Story and photo by Sujatha Fernandes
DHAKA — In Bangladesh, the awareness about women's rights and the need to fight for them can be seen by the variety of the women's movement. On March 8, International Women's Day, and beforehand, a number of women's organisations planned rallies and demonstrations.
The International Women's Day Committee, consisting of 19 different women's organisations, planned a Reclaim the Night march on Tuesday, March 7. On Wednesday they organised marches and discussions in 10 different districts outside Dhaka, and on Friday a rally with singing, dancing and theatre in a large park.
The rallies were vibrant, militant and enthusiastic. This is probably because they were organised independently of any mainstream party, and the main organisers were young women.
The Reclaim the Night march began with singing and chanting. Every one of the 300 women carried a lighted torch, making it a visually spectacular event. As the women marched they chanted loudly in Bengali:"Raater Bera Bhangbo, Shadin Bhabe Chalbo" (We will break the darkness of the night, we will exercise out right to move freely).
Violence against women, especially under the sanction of fundamentalist Islam, means that women are afraid to go out after dark and many are even prohibited. In Dhaka University, women students went on strike against archaic rules that forbid them to leave their hostels before sunrise and after sunset.
The anger of the march was not, however, directed at men. In fact, men marched along the sides and the at the back — the only men who were unwelcome were the row of highly fortified police units armed with guns and sticks.
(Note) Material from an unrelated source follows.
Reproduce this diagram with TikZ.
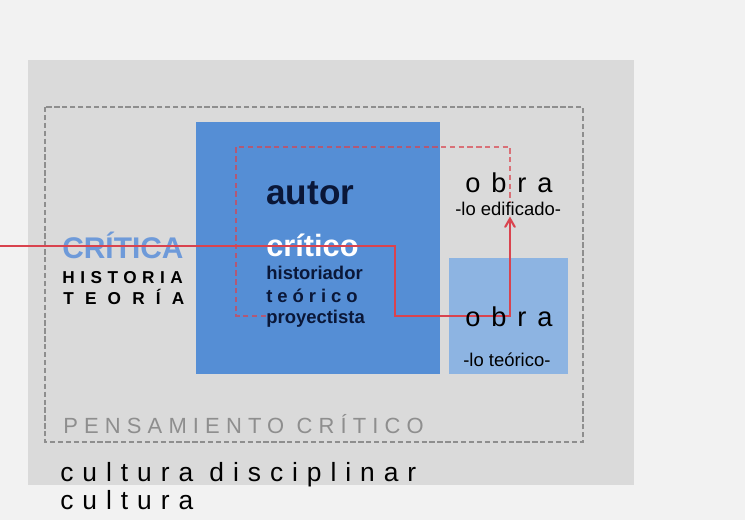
\documentclass[tikz,border=0pt]{standalone}
\usepackage{fontspec}
\setmainfont{Liberation Sans}
\usetikzlibrary{positioning,arrows}

\definecolor{fondo}{HTML}{F2F2F2}
\definecolor{cultgris}{HTML}{DADADA}
\definecolor{autorazul}{HTML}{558ED5}
\definecolor{obraazul}{HTML}{8DB4E2}
\definecolor{criticaazul}{HTML}{6E9AD9}
\definecolor{marino}{HTML}{0A1738}
\definecolor{rojo}{HTML}{D9434E}
\definecolor{pensgris}{HTML}{8E8E8E}

\newcommand{\espaciado}[1]{\addfontfeature{LetterSpace=#1}}

\begin{document}
\begin{tikzpicture}[x=0.02cm,y=-0.02cm
% text styles
		, texto/.style={anchor=base west
							    , inner sep=0pt}
		, critica/.style={texto
							    , text=criticaazul
							    , font=\bfseries\fontsize{17}{20}\selectfont}
		, rotulo/.style={texto
							    , font=\bfseries\fontsize{9.8}{12}\selectfont\espaciado{#1}}
		, autor/.style={texto
							    , text=marino
							    , font=\bfseries\fontsize{20}{24}\selectfont}
		, critico/.style={texto
							    , text=white
							    , font=\bfseries\fontsize{17.5}{20}\selectfont}
		, rol/.style={texto
							    , text=marino
							    , font=\bfseries\fontsize{10.5}{12}\selectfont\espaciado{#1}}
		, rol/.default=0
		, obra/.style={texto
							    , font=\fontsize{15.5}{18}\selectfont\espaciado{40}}
		, nota/.style={texto
							    , font=\fontsize{10.5}{12}\selectfont}
		, pensamiento/.style={texto
							    , text=pensgris
							    , font=\fontsize{12.5}{15}\selectfont\espaciado{28}}
		, cultura/.style={texto
							    , font=\fontsize{15}{18}\selectfont\espaciado{34}}
% lines
		, marco/.style={draw=pensgris
							    , line width=1pt
							    , dash pattern=on 3pt off 1.5pt}
		, marcorojo/.style={draw=rojo
							    , draw opacity=.7
							    , line width=.9pt
							    , dash pattern=on 3pt off 2pt}
		, recorrido/.style={draw=rojo
							    , line width=1.2pt
							    , >=angle 60}
	]
%% backgrounds
		\fill[fondo] (0,0) rectangle (745,520);
		\useasboundingbox (0,0) rectangle (745,520);
		\fill[cultgris] (28,60) rectangle (634,485);
		\draw[marco] (45,107) rectangle (583,442);
		\fill[autorazul] (196,122) rectangle (440,374);
		\fill[obraazul] (449,258) rectangle (568,374);

%% left column
		\node[critica] (critica) at (62,259) {CRÍTICA};
		\node[rotulo=32] (historia) at (62,284) {HISTORIA};
		\node[rotulo=65] (teoria) at (63,305) {TEORÍA};

%% autor box
		\node[autor] (autor) at (266,205) {autor};
		\node[critico] (critico) at (266,257) {crítico};
		\node[rol] (historiador) at (266,280) {historiador};
		\node[rol=27] (teorico) at (266,303) {teórico};
		\node[rol] (proy) at (266,324) {proyectista};

%% obra
		\node[nota] (edif) at (455,216) {-lo edificado-};
		\coordinate (giro) at (510,316);
		\coordinate (entrada) at (0,246);

%% red paths
		\draw[marcorojo] (proy.west |- giro) -- (236,316) -- (236,147) -- (giro |- 0,147) -- (giro |- edif.north);
		\draw[recorrido,->] (entrada) -- (395,246) |- (giro) -- (giro |- edif.south);

		\node[obra] (obra1) at (465,193) {obra};
		\node[obra] (obra2) at (465,327) {obra};
		\node[nota] (teorico2) at (463,367) {-lo teórico-};

%% bottom
		\node[pensamiento] (pens) at (63,434) {PENSAMIENTO CRÍTICO};
		\node[cultura] (disc) at (60,482) {cultura disciplinar};
		\node[cultura] (cult) at (60,510) {cultura};
\end{tikzpicture}
\end{document}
The rally was organised by middle class women, but attended by a broad layer of women including slum women, schoolgirls and working class women. It was clear that violence is faced by all women.
On International Women's Day, there was a rally in the morning, organised by the ruling party. Bus loads of women from government departments were brought to join the march, which was led by a female MP of the Bangladesh National Party. The government provided banners and placards which read, "The hand that rocks the cradle, is the hand that rules the country" — implying that women can have an influence in society by bearing children.
Although the rally was attended by more than 2000 women, there was no chanting or spirit, only the MP yelling loudly into a microphone. At the other end, the rally was addressed by the prime minister.
Despite the reactionary nature of this rally, the fact that the government was forced to organise a rally to maintain its electoral support shows the sympathy for feminist ideas in the country.